Available data.
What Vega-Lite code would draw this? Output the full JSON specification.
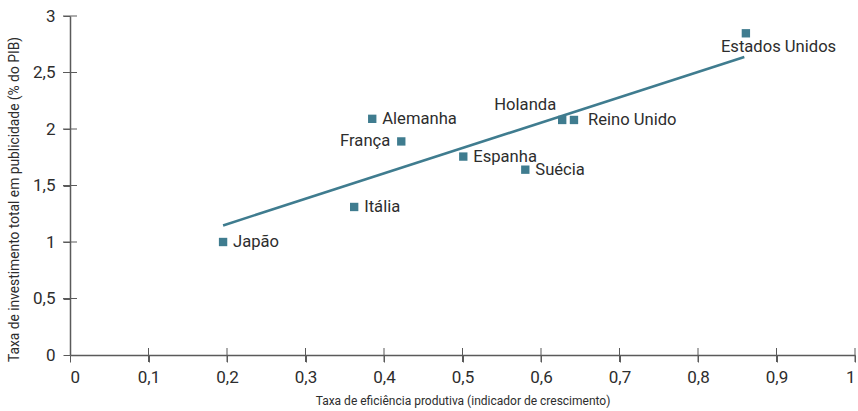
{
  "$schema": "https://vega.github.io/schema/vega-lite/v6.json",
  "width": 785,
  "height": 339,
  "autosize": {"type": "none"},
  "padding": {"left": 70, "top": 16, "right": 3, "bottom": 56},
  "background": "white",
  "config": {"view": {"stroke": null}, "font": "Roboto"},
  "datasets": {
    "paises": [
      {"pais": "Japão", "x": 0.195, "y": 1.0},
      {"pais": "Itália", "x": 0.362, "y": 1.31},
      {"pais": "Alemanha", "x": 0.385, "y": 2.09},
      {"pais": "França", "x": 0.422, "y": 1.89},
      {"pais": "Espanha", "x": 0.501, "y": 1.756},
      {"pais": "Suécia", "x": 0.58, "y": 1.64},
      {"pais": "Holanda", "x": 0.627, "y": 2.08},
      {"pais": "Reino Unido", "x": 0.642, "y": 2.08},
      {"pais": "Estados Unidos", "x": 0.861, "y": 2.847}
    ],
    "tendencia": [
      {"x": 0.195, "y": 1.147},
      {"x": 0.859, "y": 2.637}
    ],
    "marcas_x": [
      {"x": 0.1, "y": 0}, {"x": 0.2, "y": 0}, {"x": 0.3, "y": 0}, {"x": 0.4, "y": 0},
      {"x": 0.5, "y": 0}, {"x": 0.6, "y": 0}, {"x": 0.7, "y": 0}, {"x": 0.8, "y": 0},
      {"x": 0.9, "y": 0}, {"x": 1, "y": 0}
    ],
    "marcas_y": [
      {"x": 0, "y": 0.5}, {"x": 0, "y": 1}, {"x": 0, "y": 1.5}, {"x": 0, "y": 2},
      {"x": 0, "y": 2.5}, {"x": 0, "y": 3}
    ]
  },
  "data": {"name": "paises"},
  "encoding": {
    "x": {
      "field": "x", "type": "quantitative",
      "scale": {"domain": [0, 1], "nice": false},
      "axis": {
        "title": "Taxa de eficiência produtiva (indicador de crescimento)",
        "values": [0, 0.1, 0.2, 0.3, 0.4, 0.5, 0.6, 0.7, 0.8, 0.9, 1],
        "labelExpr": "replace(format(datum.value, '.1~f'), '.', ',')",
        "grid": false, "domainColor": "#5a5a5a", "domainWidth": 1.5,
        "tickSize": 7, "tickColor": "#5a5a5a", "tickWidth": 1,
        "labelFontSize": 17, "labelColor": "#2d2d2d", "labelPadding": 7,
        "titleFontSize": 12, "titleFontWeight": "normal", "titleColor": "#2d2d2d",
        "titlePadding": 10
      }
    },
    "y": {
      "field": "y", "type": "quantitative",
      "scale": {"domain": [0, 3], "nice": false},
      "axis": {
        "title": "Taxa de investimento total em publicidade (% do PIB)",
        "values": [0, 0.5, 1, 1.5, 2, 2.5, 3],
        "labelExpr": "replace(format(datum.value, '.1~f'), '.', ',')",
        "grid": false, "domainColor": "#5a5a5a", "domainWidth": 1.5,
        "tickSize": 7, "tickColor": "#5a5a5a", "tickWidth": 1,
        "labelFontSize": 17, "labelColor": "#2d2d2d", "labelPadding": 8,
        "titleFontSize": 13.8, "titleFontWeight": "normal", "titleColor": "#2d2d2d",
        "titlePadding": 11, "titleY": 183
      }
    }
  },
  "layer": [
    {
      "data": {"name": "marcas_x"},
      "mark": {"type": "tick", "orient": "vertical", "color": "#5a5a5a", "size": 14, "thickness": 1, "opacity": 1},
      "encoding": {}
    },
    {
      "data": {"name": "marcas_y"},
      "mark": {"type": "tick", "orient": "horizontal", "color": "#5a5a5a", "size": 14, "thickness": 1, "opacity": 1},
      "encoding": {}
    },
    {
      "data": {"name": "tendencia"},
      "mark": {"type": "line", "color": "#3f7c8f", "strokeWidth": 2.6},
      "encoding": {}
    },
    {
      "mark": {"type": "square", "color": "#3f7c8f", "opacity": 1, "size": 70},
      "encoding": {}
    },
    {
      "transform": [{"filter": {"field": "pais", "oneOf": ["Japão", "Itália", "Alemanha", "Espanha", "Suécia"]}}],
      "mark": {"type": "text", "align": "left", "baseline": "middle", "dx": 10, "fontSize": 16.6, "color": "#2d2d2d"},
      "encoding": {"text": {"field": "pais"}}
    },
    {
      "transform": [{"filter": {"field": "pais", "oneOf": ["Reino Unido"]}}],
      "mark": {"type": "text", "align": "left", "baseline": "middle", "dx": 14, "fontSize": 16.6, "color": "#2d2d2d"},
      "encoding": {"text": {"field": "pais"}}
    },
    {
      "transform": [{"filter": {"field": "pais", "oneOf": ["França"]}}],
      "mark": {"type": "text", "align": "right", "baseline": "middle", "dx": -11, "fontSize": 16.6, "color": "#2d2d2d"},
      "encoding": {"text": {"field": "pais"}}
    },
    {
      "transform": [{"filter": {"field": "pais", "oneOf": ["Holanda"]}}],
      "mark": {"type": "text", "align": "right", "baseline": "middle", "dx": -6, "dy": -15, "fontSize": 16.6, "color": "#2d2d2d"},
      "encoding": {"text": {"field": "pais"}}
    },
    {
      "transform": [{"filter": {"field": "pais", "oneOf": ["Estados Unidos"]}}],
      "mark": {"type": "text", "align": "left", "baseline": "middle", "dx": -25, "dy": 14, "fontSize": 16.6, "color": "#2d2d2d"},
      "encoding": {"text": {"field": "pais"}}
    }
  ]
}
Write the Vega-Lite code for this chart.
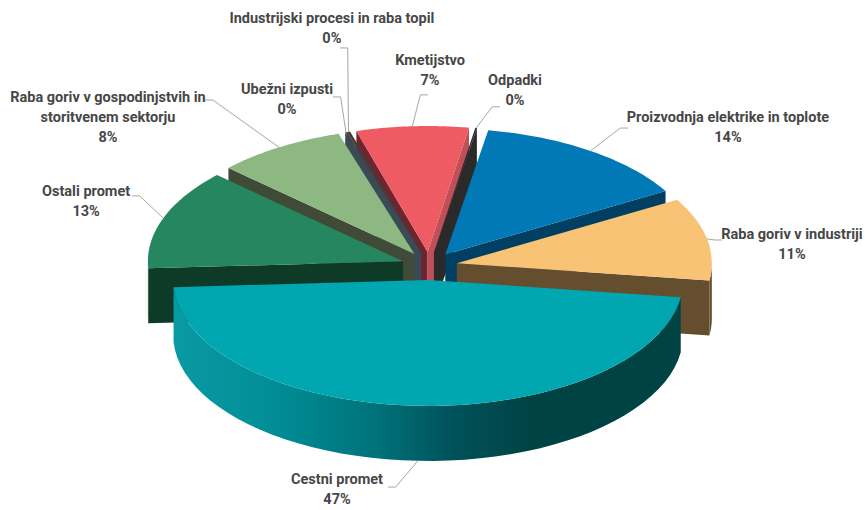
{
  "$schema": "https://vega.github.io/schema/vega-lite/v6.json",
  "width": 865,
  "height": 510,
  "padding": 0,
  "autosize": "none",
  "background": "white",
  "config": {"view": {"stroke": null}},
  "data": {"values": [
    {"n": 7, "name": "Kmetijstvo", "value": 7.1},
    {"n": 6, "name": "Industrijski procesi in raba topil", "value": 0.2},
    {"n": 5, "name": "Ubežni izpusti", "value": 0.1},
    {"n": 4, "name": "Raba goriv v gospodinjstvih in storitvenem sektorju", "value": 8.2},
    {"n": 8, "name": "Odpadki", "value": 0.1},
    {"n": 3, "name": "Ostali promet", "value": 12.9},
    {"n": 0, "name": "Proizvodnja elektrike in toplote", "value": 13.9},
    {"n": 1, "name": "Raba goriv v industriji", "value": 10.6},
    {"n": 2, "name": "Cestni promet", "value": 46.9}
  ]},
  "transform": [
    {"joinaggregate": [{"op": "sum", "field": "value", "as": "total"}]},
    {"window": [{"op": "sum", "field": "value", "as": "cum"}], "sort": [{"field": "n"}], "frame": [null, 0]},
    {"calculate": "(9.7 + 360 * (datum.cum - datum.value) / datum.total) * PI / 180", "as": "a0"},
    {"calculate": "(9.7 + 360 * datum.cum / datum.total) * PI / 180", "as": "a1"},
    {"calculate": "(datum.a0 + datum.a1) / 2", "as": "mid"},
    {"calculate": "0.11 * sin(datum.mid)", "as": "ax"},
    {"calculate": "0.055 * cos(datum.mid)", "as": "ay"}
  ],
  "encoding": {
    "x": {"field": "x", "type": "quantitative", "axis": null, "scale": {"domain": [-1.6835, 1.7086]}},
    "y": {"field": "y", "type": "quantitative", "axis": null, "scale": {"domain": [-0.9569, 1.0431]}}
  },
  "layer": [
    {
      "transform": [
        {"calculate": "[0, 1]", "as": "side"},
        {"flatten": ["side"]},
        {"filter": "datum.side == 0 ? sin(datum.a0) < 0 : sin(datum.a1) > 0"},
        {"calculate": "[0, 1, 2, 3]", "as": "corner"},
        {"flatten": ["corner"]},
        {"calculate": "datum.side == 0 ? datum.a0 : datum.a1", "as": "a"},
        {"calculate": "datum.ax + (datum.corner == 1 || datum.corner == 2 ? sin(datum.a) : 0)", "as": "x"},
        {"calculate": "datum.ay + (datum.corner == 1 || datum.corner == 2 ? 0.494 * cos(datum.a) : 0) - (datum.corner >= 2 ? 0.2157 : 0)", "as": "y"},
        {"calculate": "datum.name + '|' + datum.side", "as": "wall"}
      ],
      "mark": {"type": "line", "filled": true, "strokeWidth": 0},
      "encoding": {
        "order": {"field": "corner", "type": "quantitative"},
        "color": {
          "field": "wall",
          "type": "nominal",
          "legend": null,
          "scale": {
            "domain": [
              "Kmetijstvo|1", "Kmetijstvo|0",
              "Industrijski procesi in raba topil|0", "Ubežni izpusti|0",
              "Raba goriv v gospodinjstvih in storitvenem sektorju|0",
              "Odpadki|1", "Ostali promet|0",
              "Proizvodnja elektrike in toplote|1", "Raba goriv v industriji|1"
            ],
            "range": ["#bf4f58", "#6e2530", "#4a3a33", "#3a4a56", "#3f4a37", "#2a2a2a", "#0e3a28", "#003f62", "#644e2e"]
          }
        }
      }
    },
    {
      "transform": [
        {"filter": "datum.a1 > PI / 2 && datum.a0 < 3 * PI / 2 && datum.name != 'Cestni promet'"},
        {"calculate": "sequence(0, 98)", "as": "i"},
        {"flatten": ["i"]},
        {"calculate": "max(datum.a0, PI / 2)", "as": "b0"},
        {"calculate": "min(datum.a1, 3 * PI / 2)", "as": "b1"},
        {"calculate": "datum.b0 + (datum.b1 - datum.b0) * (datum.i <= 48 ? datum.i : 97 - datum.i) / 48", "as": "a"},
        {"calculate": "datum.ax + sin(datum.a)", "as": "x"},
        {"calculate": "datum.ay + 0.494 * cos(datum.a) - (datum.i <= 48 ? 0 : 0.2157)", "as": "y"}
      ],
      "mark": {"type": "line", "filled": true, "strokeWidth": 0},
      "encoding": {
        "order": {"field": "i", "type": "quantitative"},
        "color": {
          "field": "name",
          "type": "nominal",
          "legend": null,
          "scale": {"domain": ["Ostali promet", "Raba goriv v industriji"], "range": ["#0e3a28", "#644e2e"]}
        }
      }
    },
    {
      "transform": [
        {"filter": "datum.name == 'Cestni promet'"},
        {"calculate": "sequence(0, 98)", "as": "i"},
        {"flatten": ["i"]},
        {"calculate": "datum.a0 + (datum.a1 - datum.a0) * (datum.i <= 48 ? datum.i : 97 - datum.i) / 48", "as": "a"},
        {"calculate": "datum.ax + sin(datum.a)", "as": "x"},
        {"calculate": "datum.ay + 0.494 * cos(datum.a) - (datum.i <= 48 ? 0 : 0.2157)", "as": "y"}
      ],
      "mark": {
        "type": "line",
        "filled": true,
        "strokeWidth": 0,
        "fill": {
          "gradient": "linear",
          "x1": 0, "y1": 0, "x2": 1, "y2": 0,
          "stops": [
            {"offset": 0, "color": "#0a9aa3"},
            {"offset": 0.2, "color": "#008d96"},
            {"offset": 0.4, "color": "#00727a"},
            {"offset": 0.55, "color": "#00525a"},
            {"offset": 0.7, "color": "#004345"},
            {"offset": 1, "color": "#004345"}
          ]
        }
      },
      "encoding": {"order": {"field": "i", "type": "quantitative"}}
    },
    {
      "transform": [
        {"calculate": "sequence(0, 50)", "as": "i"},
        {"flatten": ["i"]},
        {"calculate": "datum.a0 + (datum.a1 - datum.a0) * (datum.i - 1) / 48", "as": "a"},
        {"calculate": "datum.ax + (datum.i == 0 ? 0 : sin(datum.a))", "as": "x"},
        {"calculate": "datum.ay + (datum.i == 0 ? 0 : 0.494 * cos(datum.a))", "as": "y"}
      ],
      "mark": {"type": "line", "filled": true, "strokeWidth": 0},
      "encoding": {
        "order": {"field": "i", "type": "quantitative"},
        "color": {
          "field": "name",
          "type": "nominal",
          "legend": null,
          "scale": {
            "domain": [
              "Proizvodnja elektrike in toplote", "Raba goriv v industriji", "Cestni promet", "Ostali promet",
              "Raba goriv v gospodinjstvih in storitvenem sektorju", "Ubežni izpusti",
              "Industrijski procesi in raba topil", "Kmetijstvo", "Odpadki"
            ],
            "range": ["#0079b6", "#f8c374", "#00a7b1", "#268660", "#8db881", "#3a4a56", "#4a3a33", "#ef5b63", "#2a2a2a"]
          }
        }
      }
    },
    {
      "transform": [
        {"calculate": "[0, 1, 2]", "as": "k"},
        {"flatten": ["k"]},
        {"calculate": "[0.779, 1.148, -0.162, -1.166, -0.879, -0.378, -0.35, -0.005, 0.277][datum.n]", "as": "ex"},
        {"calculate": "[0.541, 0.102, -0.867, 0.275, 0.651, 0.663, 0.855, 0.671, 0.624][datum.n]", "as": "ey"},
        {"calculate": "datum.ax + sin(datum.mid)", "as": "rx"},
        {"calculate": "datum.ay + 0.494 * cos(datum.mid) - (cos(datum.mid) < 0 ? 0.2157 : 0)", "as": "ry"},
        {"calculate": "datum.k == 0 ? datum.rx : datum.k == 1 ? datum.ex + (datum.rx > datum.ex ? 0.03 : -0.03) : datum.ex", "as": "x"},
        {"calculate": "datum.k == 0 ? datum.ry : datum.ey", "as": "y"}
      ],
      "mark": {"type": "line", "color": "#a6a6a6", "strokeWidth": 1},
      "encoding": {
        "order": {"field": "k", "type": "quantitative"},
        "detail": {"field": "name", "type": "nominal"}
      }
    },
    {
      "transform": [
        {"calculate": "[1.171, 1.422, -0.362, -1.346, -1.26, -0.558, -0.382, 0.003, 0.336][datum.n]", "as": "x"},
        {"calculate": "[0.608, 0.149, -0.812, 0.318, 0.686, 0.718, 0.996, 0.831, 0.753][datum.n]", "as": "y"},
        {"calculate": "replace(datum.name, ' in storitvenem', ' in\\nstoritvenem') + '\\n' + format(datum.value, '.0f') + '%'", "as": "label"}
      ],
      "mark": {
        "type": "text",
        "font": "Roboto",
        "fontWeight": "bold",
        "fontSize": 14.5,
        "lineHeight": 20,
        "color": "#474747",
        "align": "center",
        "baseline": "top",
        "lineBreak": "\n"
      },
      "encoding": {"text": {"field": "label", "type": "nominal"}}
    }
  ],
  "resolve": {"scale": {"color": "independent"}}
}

Goal. Go through the material and copy out every line with "code" in it.

Response to the exercise.
What Vega-Lite code would draw this? Output the full JSON specification.
Write the Vega-Lite code for this chart.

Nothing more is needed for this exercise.